We decided to take Peter home. He only weighed 3lbs 11oz. He thrived on all the love and attention and grew and did many things we were told he would never do, like drink from a bottle and eat by mouth. He knew us and loved us, and we loved him. He was the happiest, sweetest little boy, who was everyone’s favorite. He was never, every a burden, only a joy and a blessing. He made us all better and taught us so much about love and compassion for others. He was the best of us. Peter died at Children’s hospital in Mpls at the age of 6 1/2 after having his appendix removed. I have to wonder if he was a victim of their hospital’s futility of care policy. I have talked to many other families who also have children with disabilities that have similar concerns and stories to share. By having this policy, doctors and hospitals are making a value judgment about children that only parents have the right to make.

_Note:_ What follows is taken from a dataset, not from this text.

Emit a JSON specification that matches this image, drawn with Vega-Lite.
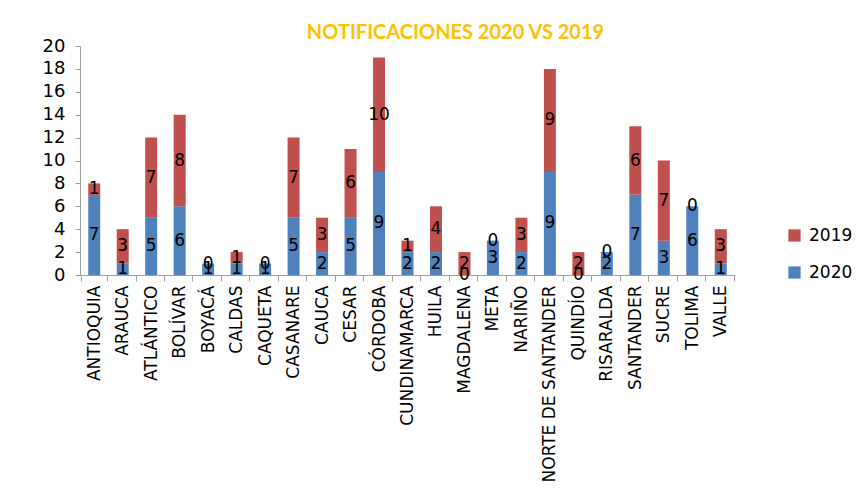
{
  "$schema": "https://vega.github.io/schema/vega-lite/v6.json",
  "autosize": {"type": "none"},
  "width": 655,
  "height": 229,
  "padding": {"left": 80, "top": 46, "right": 127, "bottom": 219},
  "background": "white",
  "config": {"view": {"stroke": null}, "font": "DejaVu Sans"},
  "title": {"text": "NOTIFICACIONES 2020 VS 2019", "color": "#FFC000", "fontSize": 20, "fontWeight": "bold", "font": "Lato", "anchor": "middle", "dx": 48, "offset": 0, "dy": 6},
  "data": {"values": [
    {"dep": "ANTIOQUIA", "year": "2020", "v": 7}, {"dep": "ANTIOQUIA", "year": "2019", "v": 1},
    {"dep": "ARAUCA", "year": "2020", "v": 1}, {"dep": "ARAUCA", "year": "2019", "v": 3},
    {"dep": "ATLÁNTICO", "year": "2020", "v": 5}, {"dep": "ATLÁNTICO", "year": "2019", "v": 7},
    {"dep": "BOLÍVAR", "year": "2020", "v": 6}, {"dep": "BOLÍVAR", "year": "2019", "v": 8},
    {"dep": "BOYACÁ", "year": "2020", "v": 1}, {"dep": "BOYACÁ", "year": "2019", "v": 0},
    {"dep": "CALDAS", "year": "2020", "v": 1}, {"dep": "CALDAS", "year": "2019", "v": 1},
    {"dep": "CAQUETA", "year": "2020", "v": 1}, {"dep": "CAQUETA", "year": "2019", "v": 0},
    {"dep": "CASANARE", "year": "2020", "v": 5}, {"dep": "CASANARE", "year": "2019", "v": 7},
    {"dep": "CAUCA", "year": "2020", "v": 2}, {"dep": "CAUCA", "year": "2019", "v": 3},
    {"dep": "CESAR", "year": "2020", "v": 5}, {"dep": "CESAR", "year": "2019", "v": 6},
    {"dep": "CÓRDOBA", "year": "2020", "v": 9}, {"dep": "CÓRDOBA", "year": "2019", "v": 10},
    {"dep": "CUNDINAMARCA", "year": "2020", "v": 2}, {"dep": "CUNDINAMARCA", "year": "2019", "v": 1},
    {"dep": "HUILA", "year": "2020", "v": 2}, {"dep": "HUILA", "year": "2019", "v": 4},
    {"dep": "MAGDALENA", "year": "2020", "v": 0}, {"dep": "MAGDALENA", "year": "2019", "v": 2},
    {"dep": "META", "year": "2020", "v": 3}, {"dep": "META", "year": "2019", "v": 0},
    {"dep": "NARIÑO", "year": "2020", "v": 2}, {"dep": "NARIÑO", "year": "2019", "v": 3},
    {"dep": "NORTE DE SANTANDER", "year": "2020", "v": 9}, {"dep": "NORTE DE SANTANDER", "year": "2019", "v": 9},
    {"dep": "QUINDÍO", "year": "2020", "v": 0}, {"dep": "QUINDÍO", "year": "2019", "v": 2},
    {"dep": "RISARALDA", "year": "2020", "v": 2}, {"dep": "RISARALDA", "year": "2019", "v": 0},
    {"dep": "SANTANDER", "year": "2020", "v": 7}, {"dep": "SANTANDER", "year": "2019", "v": 6},
    {"dep": "SUCRE", "year": "2020", "v": 3}, {"dep": "SUCRE", "year": "2019", "v": 7},
    {"dep": "TOLIMA", "year": "2020", "v": 6}, {"dep": "TOLIMA", "year": "2019", "v": 0},
    {"dep": "VALLE", "year": "2020", "v": 1}, {"dep": "VALLE", "year": "2019", "v": 3}
  ]},
  "transform": [
    {"calculate": "datum.year === '2020' ? 0 : 1", "as": "ord"},
    {"stack": "v", "groupby": ["dep"], "sort": [{"field": "ord", "order": "ascending"}], "as": ["y0", "y1"]},
    {"calculate": "(datum.y0 + datum.y1) / 2", "as": "ymid"}
  ],
  "encoding": {
    "x": {"field": "dep", "type": "nominal", "sort": null,
      "axis": {"title": null, "labelAngle": -90, "labelFontSize": 17, "labelColor": "black", "labelFont": "DejaVu Sans", "labelOverlap": false, "labelLimit": 400,
        "domainColor": "#A0A0A0", "tickColor": "#A0A0A0", "tickBand": "extent", "tickSize": 6, "labelPadding": 4}}
  },
  "resolve": {"axis": {"y": "independent"}},
  "layer": [
    {
      "mark": {"type": "bar", "size": 12},
      "encoding": {
        "y": {"field": "y0", "type": "quantitative", "scale": {"domain": [0, 20]},
          "axis": {"title": null, "values": [0,2,4,6,8,10,12,14,16,18,20], "grid": false, "labelFontSize": 18, "labelColor": "black", "labelOverlap": false, "labelFont": "DejaVu Sans",
            "domainColor": "#A0A0A0", "tickColor": "#A0A0A0", "tickSize": 5, "labelPadding": 10}},
        "y2": {"field": "y1"},
        "color": {"field": "year", "type": "nominal",
          "scale": {"domain": ["2019", "2020"], "range": ["#C0504D", "#4F81BD"]},
          "legend": {"title": null, "orient": "none", "legendX": 706, "legendY": 181, "symbolType": "square", "symbolSize": 150, "labelFontSize": 17, "labelFont": "DejaVu Sans", "labelColor": "black", "rowPadding": 19, "labelOffset": 6}}
      }
    },
    {
      "mark": {"type": "text", "fontSize": 17, "color": "black", "font": "DejaVu Sans"},
      "encoding": {
        "y": {"field": "ymid", "type": "quantitative", "axis": null},
        "text": {"field": "v", "type": "quantitative"}
      }
    }
  ]
}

In conclusion, I want to say that this bill simply gives parents the right to know if a hospital has a futility policy and what it is. It provides a level of consumer protection in health care choice. Parents shouldn’t carry the burden of fear and stress over the policies of the hospital, especially during a medical crisis. They have a right to know before they bring their child, disabled or not, to that hospital. And they have a right both legally and naturally, to be the decision makers of their child’s health care. Please pass this bill. Thank you.